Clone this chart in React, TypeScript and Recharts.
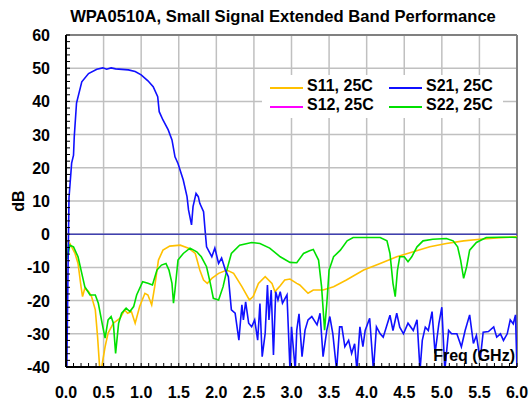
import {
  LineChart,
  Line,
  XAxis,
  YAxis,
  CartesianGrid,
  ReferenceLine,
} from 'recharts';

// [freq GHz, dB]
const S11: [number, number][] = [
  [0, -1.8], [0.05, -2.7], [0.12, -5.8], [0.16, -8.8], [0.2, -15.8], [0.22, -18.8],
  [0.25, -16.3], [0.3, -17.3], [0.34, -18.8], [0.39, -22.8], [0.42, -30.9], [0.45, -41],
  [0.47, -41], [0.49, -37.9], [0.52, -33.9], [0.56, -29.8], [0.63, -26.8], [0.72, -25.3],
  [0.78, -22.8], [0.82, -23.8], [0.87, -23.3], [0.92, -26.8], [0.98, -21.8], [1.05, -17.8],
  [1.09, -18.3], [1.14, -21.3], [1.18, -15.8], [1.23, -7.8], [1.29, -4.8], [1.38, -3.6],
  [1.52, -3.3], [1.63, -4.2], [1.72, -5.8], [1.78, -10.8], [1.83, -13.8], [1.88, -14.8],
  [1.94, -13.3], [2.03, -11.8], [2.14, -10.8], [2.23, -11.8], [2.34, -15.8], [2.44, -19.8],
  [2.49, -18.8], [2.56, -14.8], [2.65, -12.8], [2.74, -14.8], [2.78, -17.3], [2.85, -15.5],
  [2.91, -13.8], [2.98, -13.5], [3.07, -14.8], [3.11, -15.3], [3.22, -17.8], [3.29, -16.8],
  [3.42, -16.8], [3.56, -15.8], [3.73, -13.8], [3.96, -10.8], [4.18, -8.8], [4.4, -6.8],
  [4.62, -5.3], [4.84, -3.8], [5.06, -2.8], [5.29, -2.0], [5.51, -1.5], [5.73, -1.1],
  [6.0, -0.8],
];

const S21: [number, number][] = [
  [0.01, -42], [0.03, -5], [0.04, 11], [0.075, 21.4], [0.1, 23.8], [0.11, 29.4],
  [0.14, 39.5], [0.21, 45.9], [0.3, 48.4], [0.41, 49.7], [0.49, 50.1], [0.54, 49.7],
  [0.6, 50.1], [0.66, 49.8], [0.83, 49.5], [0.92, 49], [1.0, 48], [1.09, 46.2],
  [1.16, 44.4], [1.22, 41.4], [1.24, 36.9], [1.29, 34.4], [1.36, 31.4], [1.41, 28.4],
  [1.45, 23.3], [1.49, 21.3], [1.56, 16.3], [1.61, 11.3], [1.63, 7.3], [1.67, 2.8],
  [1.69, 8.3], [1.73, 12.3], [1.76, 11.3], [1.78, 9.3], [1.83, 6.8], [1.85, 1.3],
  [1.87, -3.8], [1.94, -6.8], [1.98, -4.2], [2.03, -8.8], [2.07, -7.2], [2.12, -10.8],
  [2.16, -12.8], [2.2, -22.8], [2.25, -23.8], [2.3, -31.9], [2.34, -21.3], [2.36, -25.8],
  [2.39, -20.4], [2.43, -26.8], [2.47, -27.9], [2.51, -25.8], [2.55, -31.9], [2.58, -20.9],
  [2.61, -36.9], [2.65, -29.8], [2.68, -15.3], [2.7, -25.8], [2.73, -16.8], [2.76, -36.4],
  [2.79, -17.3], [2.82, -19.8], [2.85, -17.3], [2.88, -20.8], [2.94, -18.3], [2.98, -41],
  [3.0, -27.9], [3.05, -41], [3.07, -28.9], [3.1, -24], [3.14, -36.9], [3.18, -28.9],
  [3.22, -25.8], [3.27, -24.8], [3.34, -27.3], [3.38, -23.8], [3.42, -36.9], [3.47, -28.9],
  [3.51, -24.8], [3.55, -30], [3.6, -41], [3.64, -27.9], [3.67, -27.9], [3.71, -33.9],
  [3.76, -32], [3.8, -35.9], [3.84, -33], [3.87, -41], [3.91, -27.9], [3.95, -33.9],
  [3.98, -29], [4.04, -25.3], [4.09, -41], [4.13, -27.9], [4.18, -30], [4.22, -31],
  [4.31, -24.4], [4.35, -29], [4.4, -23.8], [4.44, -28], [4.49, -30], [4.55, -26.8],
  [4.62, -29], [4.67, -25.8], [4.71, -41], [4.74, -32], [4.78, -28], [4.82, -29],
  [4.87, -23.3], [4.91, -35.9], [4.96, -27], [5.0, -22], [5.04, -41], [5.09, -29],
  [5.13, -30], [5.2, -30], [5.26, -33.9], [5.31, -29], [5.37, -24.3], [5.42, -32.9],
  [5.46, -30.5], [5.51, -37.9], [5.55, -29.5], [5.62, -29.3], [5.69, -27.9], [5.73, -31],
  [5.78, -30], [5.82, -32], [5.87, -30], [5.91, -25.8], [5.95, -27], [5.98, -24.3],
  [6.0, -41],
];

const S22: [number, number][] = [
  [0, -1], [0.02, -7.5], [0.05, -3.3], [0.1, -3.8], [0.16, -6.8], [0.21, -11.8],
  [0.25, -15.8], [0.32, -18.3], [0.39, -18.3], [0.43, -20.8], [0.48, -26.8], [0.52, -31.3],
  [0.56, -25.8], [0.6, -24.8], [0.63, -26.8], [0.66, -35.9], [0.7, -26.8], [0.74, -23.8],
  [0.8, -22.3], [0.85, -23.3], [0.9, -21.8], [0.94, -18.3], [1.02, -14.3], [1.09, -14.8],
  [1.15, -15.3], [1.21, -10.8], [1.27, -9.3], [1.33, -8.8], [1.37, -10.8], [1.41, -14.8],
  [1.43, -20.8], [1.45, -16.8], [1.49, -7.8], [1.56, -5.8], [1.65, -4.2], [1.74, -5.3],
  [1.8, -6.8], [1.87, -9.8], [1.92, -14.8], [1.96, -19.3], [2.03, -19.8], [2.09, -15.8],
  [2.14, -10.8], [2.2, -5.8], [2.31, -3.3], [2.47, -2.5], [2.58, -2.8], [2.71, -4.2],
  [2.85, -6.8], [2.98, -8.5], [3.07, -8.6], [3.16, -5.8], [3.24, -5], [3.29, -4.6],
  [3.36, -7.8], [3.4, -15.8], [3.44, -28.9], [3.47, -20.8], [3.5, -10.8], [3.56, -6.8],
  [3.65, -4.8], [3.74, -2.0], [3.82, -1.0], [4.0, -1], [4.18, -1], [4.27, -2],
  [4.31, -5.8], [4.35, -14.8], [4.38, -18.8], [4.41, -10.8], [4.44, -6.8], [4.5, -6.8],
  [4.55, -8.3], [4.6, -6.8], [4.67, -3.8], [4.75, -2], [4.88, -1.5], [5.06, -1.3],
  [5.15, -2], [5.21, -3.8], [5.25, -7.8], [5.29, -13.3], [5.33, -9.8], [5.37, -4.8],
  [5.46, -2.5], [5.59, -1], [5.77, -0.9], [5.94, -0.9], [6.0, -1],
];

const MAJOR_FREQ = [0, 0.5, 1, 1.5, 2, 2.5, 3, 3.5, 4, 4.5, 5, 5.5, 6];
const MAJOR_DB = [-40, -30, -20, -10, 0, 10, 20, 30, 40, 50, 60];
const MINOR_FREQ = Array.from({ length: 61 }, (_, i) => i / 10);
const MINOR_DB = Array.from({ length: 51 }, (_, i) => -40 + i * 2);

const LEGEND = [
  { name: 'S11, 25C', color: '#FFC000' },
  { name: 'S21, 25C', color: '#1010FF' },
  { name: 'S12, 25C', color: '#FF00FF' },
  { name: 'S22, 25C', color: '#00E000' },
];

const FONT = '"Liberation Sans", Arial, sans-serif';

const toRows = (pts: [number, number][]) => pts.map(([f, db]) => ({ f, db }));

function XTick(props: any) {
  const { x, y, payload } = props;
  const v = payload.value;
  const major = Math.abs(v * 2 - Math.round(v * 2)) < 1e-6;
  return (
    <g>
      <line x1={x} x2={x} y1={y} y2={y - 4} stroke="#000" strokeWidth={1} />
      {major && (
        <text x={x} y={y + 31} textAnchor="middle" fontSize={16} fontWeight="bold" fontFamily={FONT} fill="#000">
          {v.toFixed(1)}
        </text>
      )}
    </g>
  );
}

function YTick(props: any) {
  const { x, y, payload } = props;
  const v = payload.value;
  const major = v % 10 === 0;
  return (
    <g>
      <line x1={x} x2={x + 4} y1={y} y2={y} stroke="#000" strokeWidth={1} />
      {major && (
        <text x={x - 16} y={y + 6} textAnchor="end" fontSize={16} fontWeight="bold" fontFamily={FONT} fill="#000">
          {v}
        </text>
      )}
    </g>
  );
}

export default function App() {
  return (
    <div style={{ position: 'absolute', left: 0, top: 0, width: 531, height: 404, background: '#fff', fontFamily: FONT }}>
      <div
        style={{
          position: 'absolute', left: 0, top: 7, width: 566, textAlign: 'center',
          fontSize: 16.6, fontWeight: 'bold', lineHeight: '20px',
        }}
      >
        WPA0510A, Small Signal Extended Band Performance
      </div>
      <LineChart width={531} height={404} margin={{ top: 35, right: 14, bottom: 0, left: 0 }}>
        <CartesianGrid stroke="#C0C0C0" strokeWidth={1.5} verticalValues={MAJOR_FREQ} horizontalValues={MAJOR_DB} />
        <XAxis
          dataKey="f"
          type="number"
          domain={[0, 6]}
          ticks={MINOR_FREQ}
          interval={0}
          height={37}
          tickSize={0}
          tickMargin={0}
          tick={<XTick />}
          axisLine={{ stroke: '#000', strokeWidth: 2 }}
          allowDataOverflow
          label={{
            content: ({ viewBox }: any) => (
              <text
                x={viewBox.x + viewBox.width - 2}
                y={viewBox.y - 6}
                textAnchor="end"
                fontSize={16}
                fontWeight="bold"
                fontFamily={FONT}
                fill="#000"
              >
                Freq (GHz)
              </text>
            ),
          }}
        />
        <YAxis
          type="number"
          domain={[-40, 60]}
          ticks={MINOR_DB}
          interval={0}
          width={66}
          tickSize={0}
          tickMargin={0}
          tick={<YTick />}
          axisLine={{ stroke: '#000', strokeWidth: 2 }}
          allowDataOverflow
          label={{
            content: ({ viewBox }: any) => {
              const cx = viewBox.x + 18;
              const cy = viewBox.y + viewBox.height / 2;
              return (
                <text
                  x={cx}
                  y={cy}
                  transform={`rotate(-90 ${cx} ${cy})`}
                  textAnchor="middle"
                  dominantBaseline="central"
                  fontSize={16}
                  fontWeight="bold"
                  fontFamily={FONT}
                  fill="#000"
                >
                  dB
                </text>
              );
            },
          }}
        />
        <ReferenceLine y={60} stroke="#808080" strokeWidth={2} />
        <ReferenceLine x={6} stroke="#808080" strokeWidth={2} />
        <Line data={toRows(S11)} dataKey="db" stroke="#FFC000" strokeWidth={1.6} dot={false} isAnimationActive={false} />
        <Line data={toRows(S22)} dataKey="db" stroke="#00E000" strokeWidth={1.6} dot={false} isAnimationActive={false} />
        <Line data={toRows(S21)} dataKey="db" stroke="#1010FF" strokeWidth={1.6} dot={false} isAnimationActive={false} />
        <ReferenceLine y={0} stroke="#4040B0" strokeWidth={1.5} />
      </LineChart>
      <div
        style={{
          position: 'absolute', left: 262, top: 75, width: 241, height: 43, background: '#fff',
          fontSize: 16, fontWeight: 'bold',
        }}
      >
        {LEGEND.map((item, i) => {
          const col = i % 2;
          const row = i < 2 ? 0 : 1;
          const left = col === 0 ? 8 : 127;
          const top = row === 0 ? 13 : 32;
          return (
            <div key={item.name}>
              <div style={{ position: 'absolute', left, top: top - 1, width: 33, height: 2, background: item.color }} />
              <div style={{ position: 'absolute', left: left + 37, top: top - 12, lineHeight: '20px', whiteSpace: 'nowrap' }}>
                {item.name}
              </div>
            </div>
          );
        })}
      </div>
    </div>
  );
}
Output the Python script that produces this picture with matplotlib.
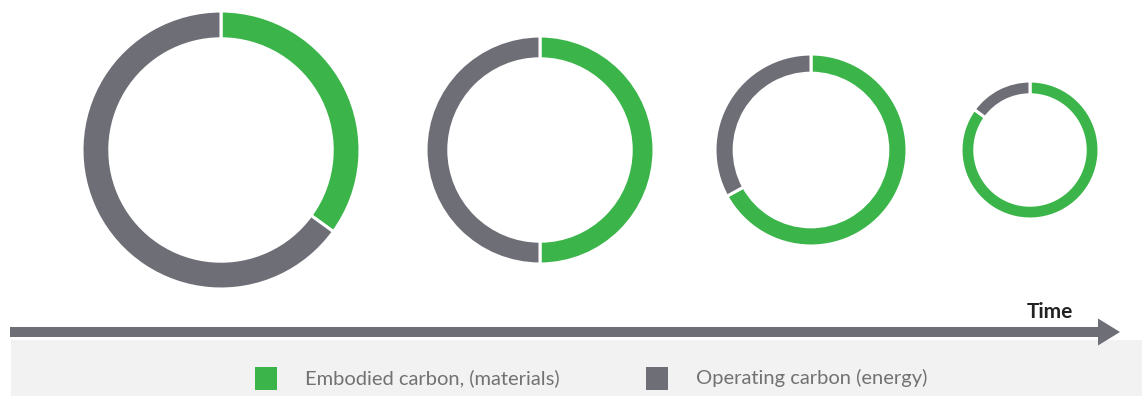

_SET EXERCISE_: Select every line in the records above that contains the word "this".

_WORKED SOLUTION_:
Clone this chart in React, TypeScript and Recharts.
Output the Python script that produces this picture with matplotlib.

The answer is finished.